Act as Red Team: Use a script to programmatically create the poisoned dataset. The ART library has utilities for creating poisoned training data.
Execute as Blue Team: Have the team run the poisoned data through the CI/CD pipeline. They should follow their standard procedures, relying only on their existing monitoring and validation tools.
Hold a Post-Mortem: Did the data validation tests catch the anomaly? Did the training monitoring show any weird signals? How long did it take someone to notice? What could be improved?

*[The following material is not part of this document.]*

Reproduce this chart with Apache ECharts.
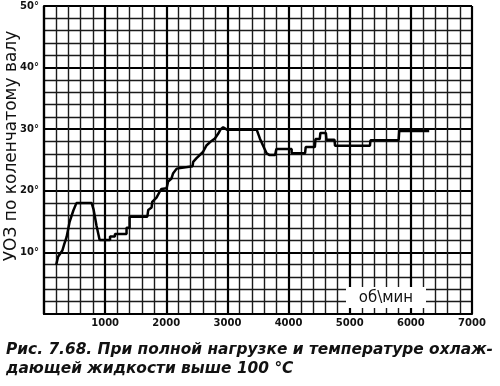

Document the findings and create tickets to address the gaps.

Tools/Techniques

Attack Generation: Use the poisoning attack generators in the Adversarial Robustness Toolbox (ART) to create the test dataset.
Collaboration Tools: Use your team’s existing collaboration tools (Jira, Confluence, GitHub Issues) to plan the exercise, track actions, and document the retrospective.
CI/CD Integration: Create a separate “security-drill” branch and CI/CD workflow to automate the execution of these exercises on a regular basis (e.g., quarterly).

Metrics/Signal

Metric: Time to Detection (TTD): The time from when the poisoned data entered the pipeline to when an automated system or developer flagged it.
Metric: Drill Success Rate: The percentage of drills where the poisoning was successfully detected before a model would have been deployed.
Signal: The creation of new, concrete backlog tickets to improve tools or processes as a direct result of an exercise.